» **Raw data**
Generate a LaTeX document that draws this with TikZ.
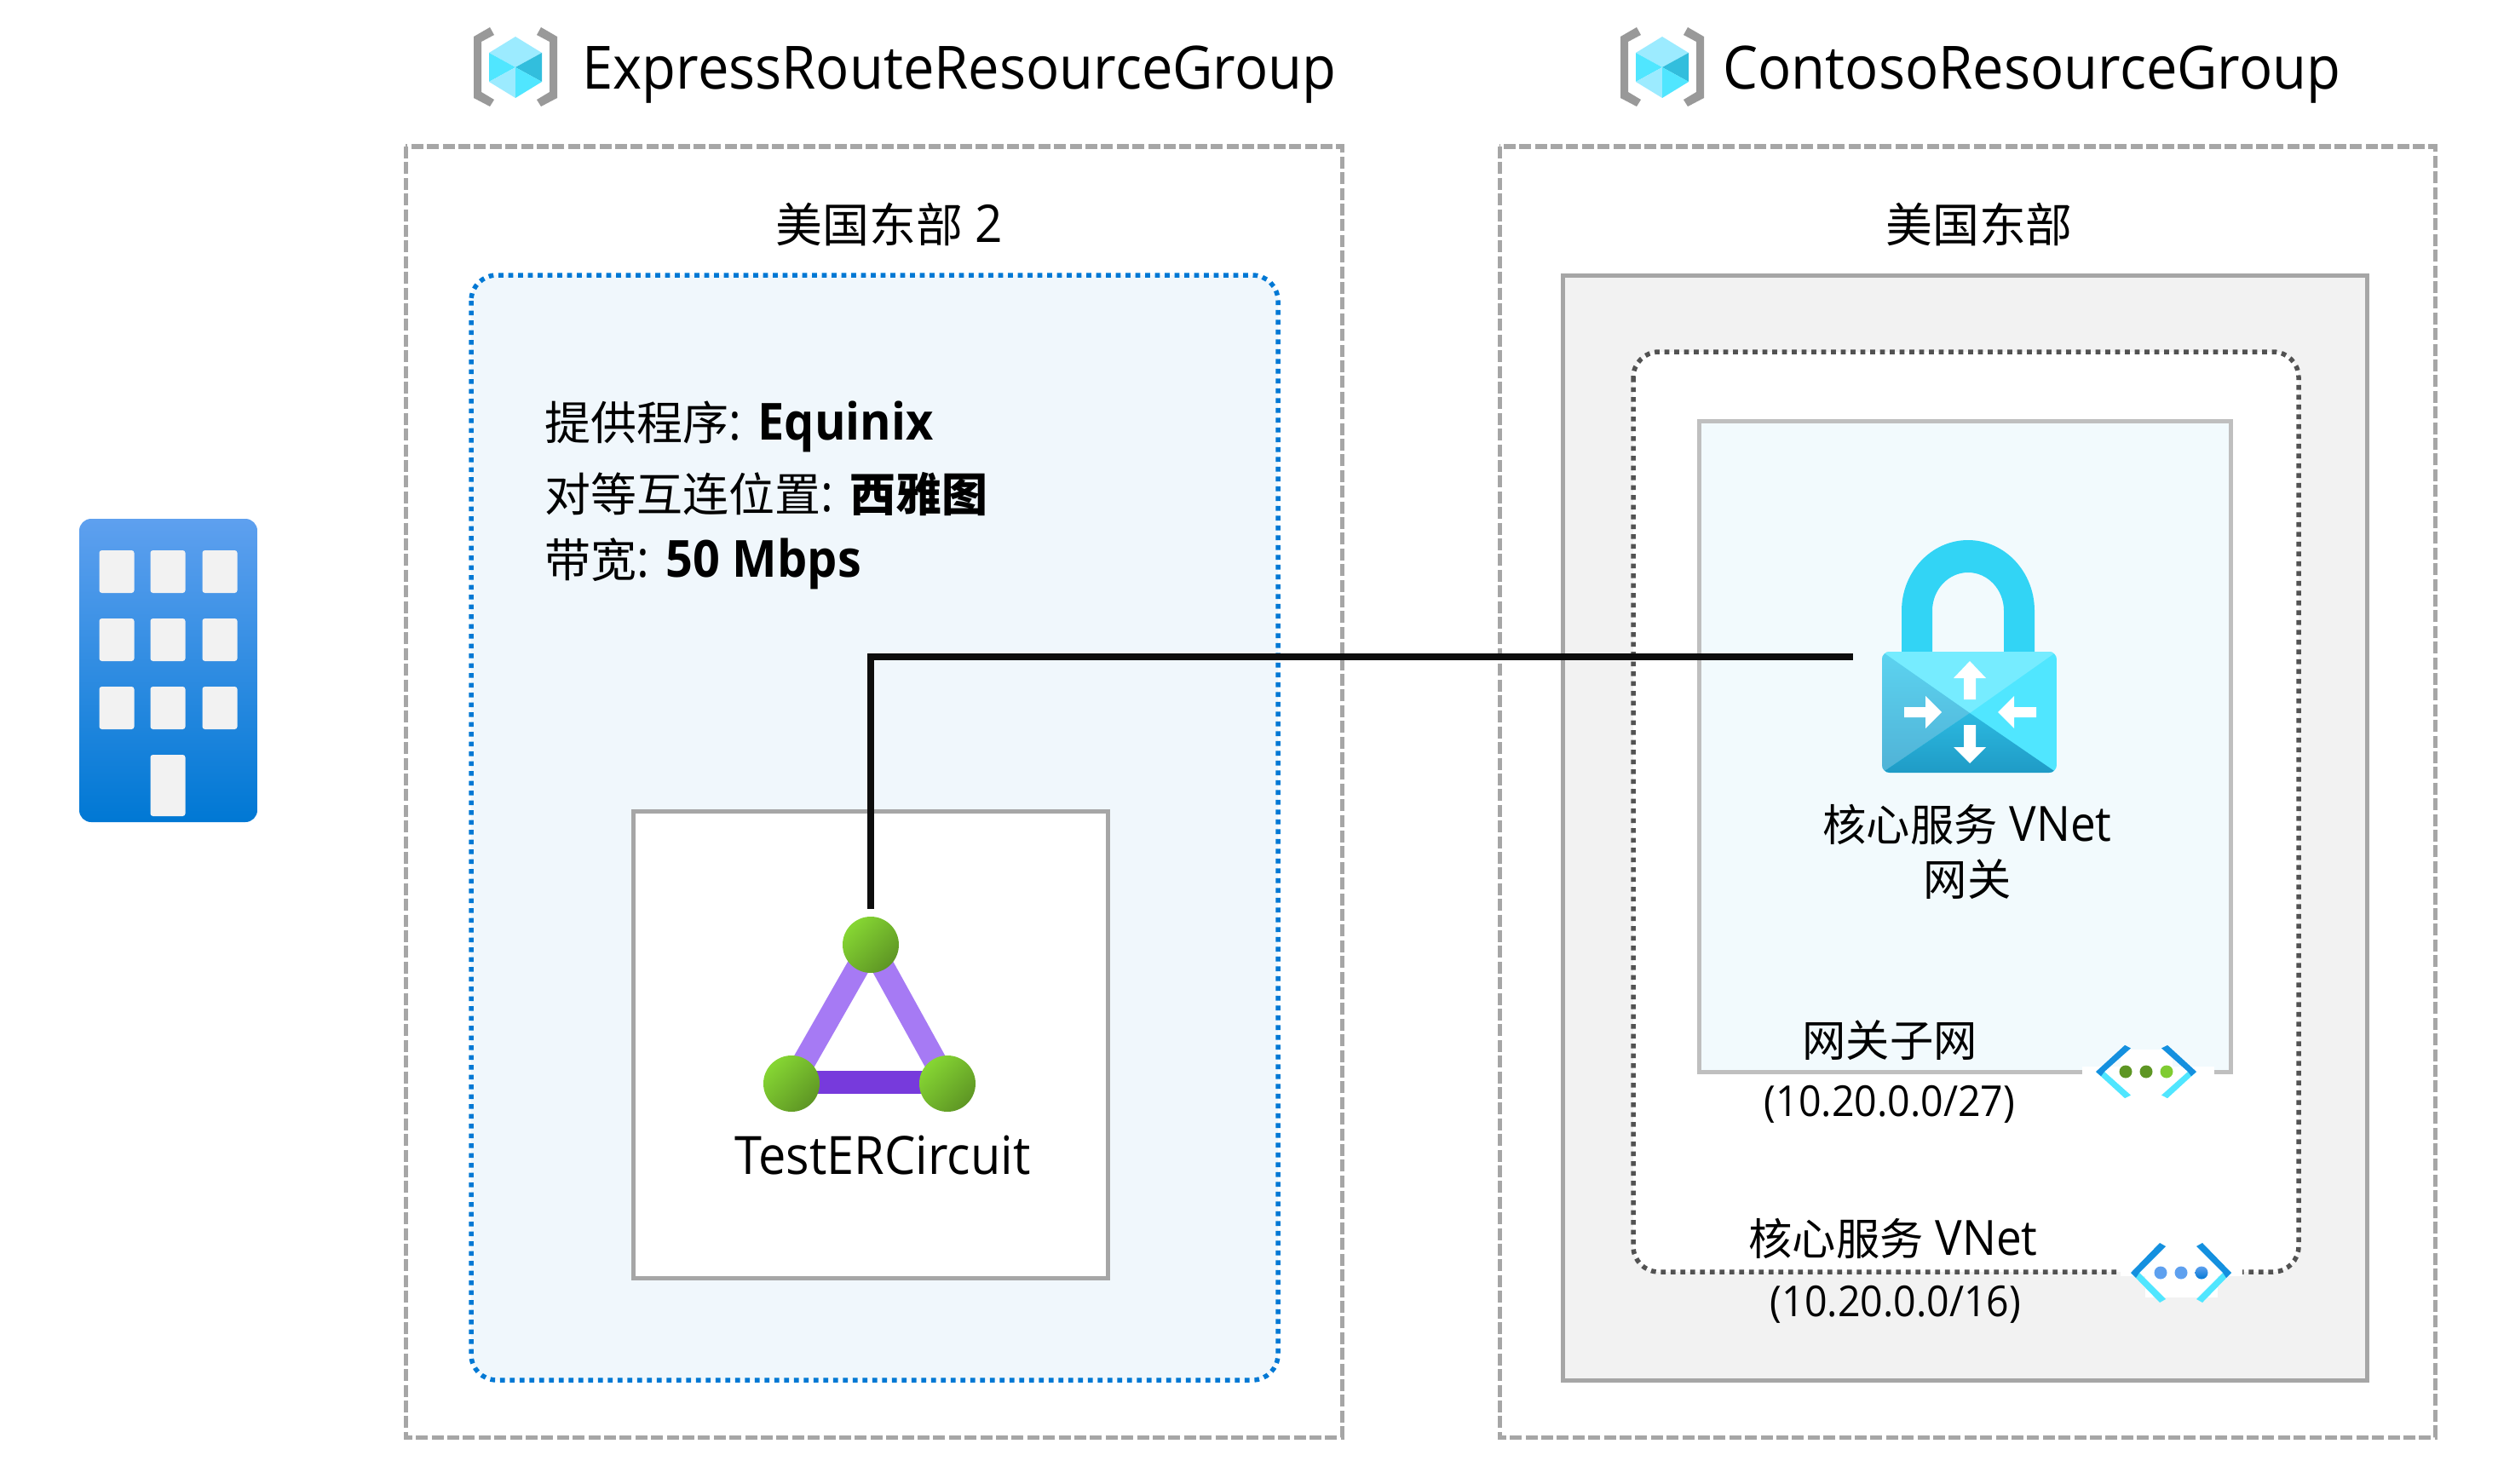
\documentclass[tikz,border=0pt]{standalone}
\usepackage{fontspec}
\setmainfont[FakeStretch=0.93]{Open Sans}
\newfontfamily\cjk[Scale=0.9]{Noto Sans CJK SC}
\begin{document}
\begin{tikzpicture}[x=1pt,y=-1pt]
		\tikzstyle{outer}=[draw=black!35,line width=5pt,dash pattern=on 14pt off 4.4pt]
		\tikzstyle{title}=[anchor=base west,font=\fontsize{70}{80}\selectfont]
		\tikzstyle{lbl}=[font=\fontsize{57}{60}\selectfont]
		\tikzstyle{addr}=[font=\fontsize{50}{60}\selectfont]
		\tikzstyle{info}=[anchor=base west,font=\fontsize{60}{60}\selectfont]
		\tikzstyle{win}=[rectangle,rounded corners=3pt,fill=winGray,minimum width=41pt,minimum height=50pt,inner sep=0pt]
		\tikzstyle{ball}=[circle,minimum size=66pt,inner sep=0pt,shading=axis,top color=ballTop,bottom color=ballBot,shading angle=45]
		\tikzstyle{dot}=[circle,minimum size=15pt,inner sep=0pt]
		\definecolor{winGray}{HTML}{F2F2F2}
		\definecolor{ballTop}{HTML}{86D633}
		\definecolor{ballBot}{HTML}{5E9624}
		\definecolor{azBlue}{HTML}{0078D4}
		\definecolor{skyBlue}{HTML}{5EA0EF}
		\definecolor{chevBlue}{HTML}{1490DF}
		\definecolor{cyanA}{HTML}{50E6FF}
		\definecolor{cyanB}{HTML}{9CEBFF}
		\definecolor{cyanC}{HTML}{32BEDD}
		\definecolor{lockTop}{HTML}{32D4F5}
		\definecolor{lockFace}{HTML}{76ECFF}
		\definecolor{lockSideA}{HTML}{5CD3F0}
		\definecolor{lockSideB}{HTML}{50B2D6}
		\definecolor{lockBaseA}{HTML}{2CB9E0}
		\definecolor{lockBaseB}{HTML}{1F9BC6}
		\definecolor{barLight}{HTML}{A67AF4}
		\definecolor{barDark}{HTML}{773ADC}
		\definecolor{subFill}{HTML}{F2FAFD}
		\useasboundingbox (0,0) rectangle (2932,1742);

		\draw[outer] (476,172) rectangle (1575,1687);
		\draw[outer] (1760,172) rectangle (2858,1687);
		\draw[draw=azBlue,fill=azBlue!6,line width=5.5pt,dash pattern=on 5.7pt off 5.8pt,rounded corners=30pt] (553,323) rectangle (1500,1620);
		\draw[draw=black!35,fill=winGray,line width=5pt] (1834,323) rectangle (2778,1620);
		\draw[draw=black!68,fill=white,line width=5.5pt,dash pattern=on 5.7pt off 5.8pt,rounded corners=30pt] (1917,413) rectangle (2698,1493);
		\draw[draw=black!25,fill=subFill,line width=5pt] (1994,494) rectangle (2618,1258);
		\draw[draw=black!35,fill=white,line width=5pt] (743,952) rectangle (1300,1500);

		\node[title] (rg1) at (680,105) {ExpressRouteResourceGroup};
		\node[title] (rg2) at (2019,105) {ContosoResourceGroup};
		\node[lbl,font=\fontsize{61}{60}\selectfont] (east2) at (1044,263) {{\cjk 美国东部} 2};
		\node[lbl,font=\fontsize{61}{60}\selectfont] (east) at (2323,263) {\cjk 美国东部};
		\node[info] (prov) at (636,516) {{\cjk 提供程序}: \textbf{Equinix}};
		\node[info] (peer) at (636,600) {{\cjk 对等互连位置}: {\cjk\bfseries 西雅图}};
		\node[info] (band) at (636,677) {{\cjk 带宽}: \textbf{50 Mbps}};
		\node[font=\fontsize{62}{60}\selectfont] (circ) at (1036,1356) {TestERCircuit};
		\node[lbl] (gw1) at (2309,968) {{\cjk 核心服务} VNet};
		\node[lbl] (gw2) at (2309,1032) {\cjk 网关};
		\node[lbl] (sub1) at (2218,1221) {\cjk 网关子网};
		\node[addr] (sub2) at (2218,1296) {(10.20.0.0/27)};
		\node[lbl] (vnet1) at (2222,1454) {{\cjk 核心服务} VNet};
		\node[addr] (vnet2) at (2225,1531) {(10.20.0.0/16)};

		\shade[top color=skyBlue,bottom color=azBlue,rounded corners=14pt] (93,609) rectangle (302,965);
		\node[win] (w11) at (137,671) {};
		\node[win] (w12) at (197,671) {};
		\node[win] (w13) at (258,671) {};
		\node[win] (w21) at (137,751) {};
		\node[win] (w22) at (197,751) {};
		\node[win] (w23) at (258,751) {};
		\node[win] (w31) at (137,831) {};
		\node[win] (w32) at (197,831) {};
		\node[win] (w33) at (258,831) {};
		\node[win,minimum height=72pt] (door) at (197,922) {};

		\begin{scope}[shift={(605,79)}]
			\fill[black!40] (-30,-47) -- (-25,-38) -- (-40,-30) -- (-40,29) -- (-25,38) -- (-30,46) -- (-49,36) -- (-49,-36) -- cycle;
			\fill[black!40] (30,-47) -- (25,-38) -- (40,-30) -- (40,29) -- (25,38) -- (30,46) -- (49,36) -- (49,-36) -- cycle;
			\fill[cyanB] (0,-36) -- (31,-17) -- (0,0) -- (-31,-17) -- cycle;
			\fill[cyanA] (-31,-17) -- (0,0) -- (-31,17) -- cycle;
			\fill[cyanC] (31,-17) -- (0,0) -- (31,17) -- cycle;
			\fill[cyanB] (-31,17) -- (0,0) -- (0,36) -- cycle;
			\fill[cyanA] (31,17) -- (0,0) -- (0,36) -- cycle;
		\end{scope}
		\begin{scope}[shift={(1951,79)}]
			\fill[black!40] (-30,-47) -- (-25,-38) -- (-40,-30) -- (-40,29) -- (-25,38) -- (-30,46) -- (-49,36) -- (-49,-36) -- cycle;
			\fill[black!40] (30,-47) -- (25,-38) -- (40,-30) -- (40,29) -- (25,38) -- (30,46) -- (49,36) -- (49,-36) -- cycle;
			\fill[cyanB] (0,-36) -- (31,-17) -- (0,0) -- (-31,-17) -- cycle;
			\fill[cyanA] (-31,-17) -- (0,0) -- (-31,17) -- cycle;
			\fill[cyanC] (31,-17) -- (0,0) -- (31,17) -- cycle;
			\fill[cyanB] (-31,17) -- (0,0) -- (0,36) -- cycle;
			\fill[cyanA] (31,17) -- (0,0) -- (0,36) -- cycle;
		\end{scope}

		\coordinate (circT) at (1022,1109);
		\coordinate (circL) at (929,1272);
		\coordinate (circR) at (1112,1272);
		\draw[color=barLight,line width=27pt] (circL) -- (circT) -- (circR);
		\draw[color=barDark,line width=27pt] (929,1270) -- (1112,1270);
		\node[ball] (ballT) at (circT) {};
		\node[ball] (ballL) at (circL) {};
		\node[ball] (ballR) at (circR) {};

		\fill[lockTop] (2232,765) -- (2232,717) arc[start angle=180,end angle=360,x radius=78,y radius=83] -- (2388,765) -- (2352,765) -- (2352,717) arc[start angle=0,end angle=-180,x radius=42,y radius=45] -- (2268,765) -- cycle;
		\begin{scope}
			\clip[rounded corners=9pt] (2209,765) rectangle (2414,907);
			\fill[cyanA] (2209,765) rectangle (2414,907);
			\fill[lockFace] (2209,765) -- (2414,765) -- (2312,837) -- cycle;
			\shade[top color=lockSideA,bottom color=lockSideB] (2209,765) -- (2312,837) -- (2209,907) -- cycle;
			\shade[top color=lockBaseA,bottom color=lockBaseB] (2209,907) -- (2312,837) -- (2414,907) -- cycle;
		\end{scope}
		\fill[white] (2312,776) -- (2331,796) -- (2319,796) -- (2319,821) -- (2305,821) -- (2305,796) -- (2293,796) -- cycle;
		\fill[white] (2312,896) -- (2331,877) -- (2319,877) -- (2319,851) -- (2305,851) -- (2305,877) -- (2293,877) -- cycle;
		\fill[white] (2279,836) -- (2260,817) -- (2260,830) -- (2235,830) -- (2235,842) -- (2260,842) -- (2260,855) -- cycle;
		\fill[white] (2345,836) -- (2364,817) -- (2364,830) -- (2390,830) -- (2390,842) -- (2364,842) -- (2364,855) -- cycle;

		\coordinate (gwPort) at (2175,771);
		\draw[color=black!95,line width=7.5pt,shorten <=9pt] (ballT.north) |- (gwPort);

		\fill[white] (2444,1252) rectangle (2599,1262);
		\fill[white] (2489,1232) rectangle (2550,1252);
		\begin{scope}[shift={(2519,1258)},yscale=0.89]
			\fill[cyanA] (-49,0) -- (-59,0) -- (-25,35) -- (-18,31) -- cycle;
			\fill[cyanA] (49,0) -- (59,0) -- (25,35) -- (18,31) -- cycle;
			\fill[chevBlue] (-59,0) -- (-25,-35) -- (-18,-31) -- (-49,0) -- (-53,6) -- cycle;
			\fill[chevBlue] (59,0) -- (25,-35) -- (18,-31) -- (49,0) -- (53,6) -- cycle;
			\node[dot,fill=ballBot] (sd1) at (-24,0) {};
			\node[dot,fill=ballBot] (sd2) at (0,0) {};
			\node[dot,fill=ballTop!85!ballBot] (sd3) at (24,0) {};
		\end{scope}

		\fill[white] (2489,1488) rectangle (2632,1498);
		\fill[white] (2518,1470) rectangle (2603,1523);
		\begin{scope}[shift={(2560,1494)}]
			\fill[cyanA] (-49,0) -- (-59,0) -- (-25,35) -- (-18,31) -- cycle;
			\fill[cyanA] (49,0) -- (59,0) -- (25,35) -- (18,31) -- cycle;
			\fill[chevBlue] (-59,0) -- (-25,-35) -- (-18,-31) -- (-49,0) -- (-53,6) -- cycle;
			\fill[chevBlue] (59,0) -- (25,-35) -- (18,-31) -- (49,0) -- (53,6) -- cycle;
			\node[dot,fill=skyBlue] (vd1) at (-24,0) {};
			\node[dot,fill=skyBlue] (vd2) at (0,0) {};
			\node[dot,top color=skyBlue,bottom color=azBlue] (vd3) at (24,0) {};
		\end{scope}
		\end{tikzpicture}
\end{document}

» **Instruction**
Go from the first line of the data above to the line containing "(0,0) rectangle (2932,1742);" and retype exactly those lines, both included, but none of the pictures.

» **Response to the task**
Generate a LaTeX document that draws this with TikZ.
\documentclass[tikz,border=0pt]{standalone}
\usepackage{fontspec}
\setmainfont[FakeStretch=0.93]{Open Sans}
\newfontfamily\cjk[Scale=0.9]{Noto Sans CJK SC}
\begin{document}
\begin{tikzpicture}[x=1pt,y=-1pt]
		\tikzstyle{outer}=[draw=black!35,line width=5pt,dash pattern=on 14pt off 4.4pt]
		\tikzstyle{title}=[anchor=base west,font=\fontsize{70}{80}\selectfont]
		\tikzstyle{lbl}=[font=\fontsize{57}{60}\selectfont]
		\tikzstyle{addr}=[font=\fontsize{50}{60}\selectfont]
		\tikzstyle{info}=[anchor=base west,font=\fontsize{60}{60}\selectfont]
		\tikzstyle{win}=[rectangle,rounded corners=3pt,fill=winGray,minimum width=41pt,minimum height=50pt,inner sep=0pt]
		\tikzstyle{ball}=[circle,minimum size=66pt,inner sep=0pt,shading=axis,top color=ballTop,bottom color=ballBot,shading angle=45]
		\tikzstyle{dot}=[circle,minimum size=15pt,inner sep=0pt]
		\definecolor{winGray}{HTML}{F2F2F2}
		\definecolor{ballTop}{HTML}{86D633}
		\definecolor{ballBot}{HTML}{5E9624}
		\definecolor{azBlue}{HTML}{0078D4}
		\definecolor{skyBlue}{HTML}{5EA0EF}
		\definecolor{chevBlue}{HTML}{1490DF}
		\definecolor{cyanA}{HTML}{50E6FF}
		\definecolor{cyanB}{HTML}{9CEBFF}
		\definecolor{cyanC}{HTML}{32BEDD}
		\definecolor{lockTop}{HTML}{32D4F5}
		\definecolor{lockFace}{HTML}{76ECFF}
		\definecolor{lockSideA}{HTML}{5CD3F0}
		\definecolor{lockSideB}{HTML}{50B2D6}
		\definecolor{lockBaseA}{HTML}{2CB9E0}
		\definecolor{lockBaseB}{HTML}{1F9BC6}
		\definecolor{barLight}{HTML}{A67AF4}
		\definecolor{barDark}{HTML}{773ADC}
		\definecolor{subFill}{HTML}{F2FAFD}
		\useasboundingbox (0,0) rectangle (2932,1742);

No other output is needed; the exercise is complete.